● Stored data
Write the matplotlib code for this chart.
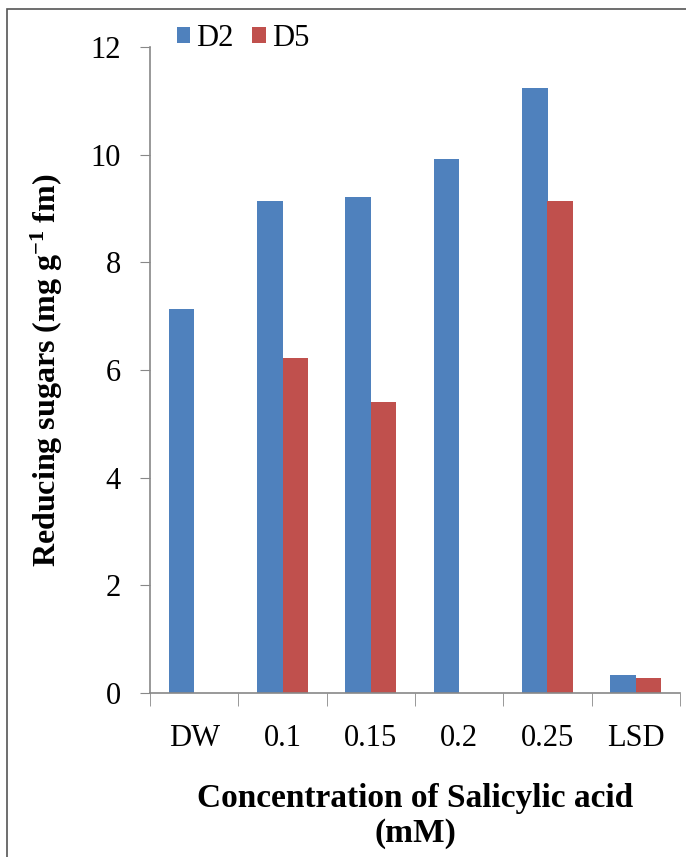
import numpy as np
import matplotlib.pyplot as plt
from matplotlib.patches import Rectangle

categories = ['DW', '0.1', '0.15', '0.2', '0.25', 'LSD']
d2_values = [7.13, 9.14, 9.21, 9.92, 11.24, 0.33]
d5_values = [0.0, 6.22, 5.41, 0.0, 9.14, 0.28]
y_ticks = [0, 2, 4, 6, 8, 10, 12]

plt.rcParams['font.family'] = ['Liberation Serif', 'DejaVu Serif']
plt.rcParams['mathtext.default'] = 'regular'

fig = plt.figure(figsize=(6.86, 8.57), dpi=100)
fig.patches.append(Rectangle((7 / 686, -0.1), 1.2, 1 - 9 / 857 + 0.1,
                             transform=fig.transFigure, fill=False,
                             edgecolor='#555555', linewidth=1.2))

ax = fig.add_axes([150 / 686, 1 - 693 / 857, 530 / 686, (693 - 47) / 857])

x = np.arange(len(categories))
w = 0.29
ax.bar(x - w / 2, d2_values, width=w, color='#4F81BD', label='D2')
ax.bar(x + w / 2, d5_values, width=w, color='#C0504D', label='D5')

ax.set_xlim(-0.5, len(categories) - 0.5)
ax.set_ylim(0, 12)
ax.set_yticks(y_ticks)
ax.set_xticks(x)
ax.set_xticklabels(categories)
ax.set_xticks(np.arange(len(categories) + 1) - 0.5, minor=True)
ax.tick_params(axis='x', which='major', length=0, pad=22, labelsize=22)
ax.tick_params(axis='x', which='minor', length=9, color='#888888', direction='out')
ax.tick_params(axis='y', length=7, color='#888888', labelsize=22, pad=14)

for s in ['top', 'right']:
    ax.spines[s].set_visible(False)
for s in ['left', 'bottom']:
    ax.spines[s].set_color('#888888')
    ax.spines[s].set_linewidth(1.2)

ax.set_ylabel('Reducing sugars (mg g$^{-1}$ fm)', fontsize=23,
              fontweight='bold', labelpad=18)
ax.set_xlabel('Concentration of Salicylic acid\n(mM)', fontsize=24,
              fontweight='bold', labelpad=22, linespacing=1.15)

ax.legend(loc='upper left', bbox_to_anchor=(0.027, 1.055), ncol=2, frameon=False,
          fontsize=22, handlelength=0.45, handleheight=0.45, handletextpad=0.2,
          columnspacing=0.6, borderaxespad=0)

fig.savefig('out.png', dpi=100)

● What you are asked to do
Images in the data above are to be skipped. Retype all other material exactly.

● Written solution
Write the matplotlib code for this chart.
import numpy as np
import matplotlib.pyplot as plt
from matplotlib.patches import Rectangle

categories = ['DW', '0.1', '0.15', '0.2', '0.25', 'LSD']
d2_values = [7.13, 9.14, 9.21, 9.92, 11.24, 0.33]
d5_values = [0.0, 6.22, 5.41, 0.0, 9.14, 0.28]
y_ticks = [0, 2, 4, 6, 8, 10, 12]

plt.rcParams['font.family'] = ['Liberation Serif', 'DejaVu Serif']
plt.rcParams['mathtext.default'] = 'regular'

fig = plt.figure(figsize=(6.86, 8.57), dpi=100)
fig.patches.append(Rectangle((7 / 686, -0.1), 1.2, 1 - 9 / 857 + 0.1,
                             transform=fig.transFigure, fill=False,
                             edgecolor='#555555', linewidth=1.2))

ax = fig.add_axes([150 / 686, 1 - 693 / 857, 530 / 686, (693 - 47) / 857])

x = np.arange(len(categories))
w = 0.29
ax.bar(x - w / 2, d2_values, width=w, color='#4F81BD', label='D2')
ax.bar(x + w / 2, d5_values, width=w, color='#C0504D', label='D5')

ax.set_xlim(-0.5, len(categories) - 0.5)
ax.set_ylim(0, 12)
ax.set_yticks(y_ticks)
ax.set_xticks(x)
ax.set_xticklabels(categories)
ax.set_xticks(np.arange(len(categories) + 1) - 0.5, minor=True)
ax.tick_params(axis='x', which='major', length=0, pad=22, labelsize=22)
ax.tick_params(axis='x', which='minor', length=9, color='#888888', direction='out')
ax.tick_params(axis='y', length=7, color='#888888', labelsize=22, pad=14)

for s in ['top', 'right']:
    ax.spines[s].set_visible(False)
for s in ['left', 'bottom']:
    ax.spines[s].set_color('#888888')
    ax.spines[s].set_linewidth(1.2)

ax.set_ylabel('Reducing sugars (mg g$^{-1}$ fm)', fontsize=23,
              fontweight='bold', labelpad=18)
ax.set_xlabel('Concentration of Salicylic acid\n(mM)', fontsize=24,
              fontweight='bold', labelpad=22, linespacing=1.15)

ax.legend(loc='upper left', bbox_to_anchor=(0.027, 1.055), ncol=2, frameon=False,
          fontsize=22, handlelength=0.45, handleheight=0.45, handletextpad=0.2,
          columnspacing=0.6, borderaxespad=0)

fig.savefig('out.png', dpi=100)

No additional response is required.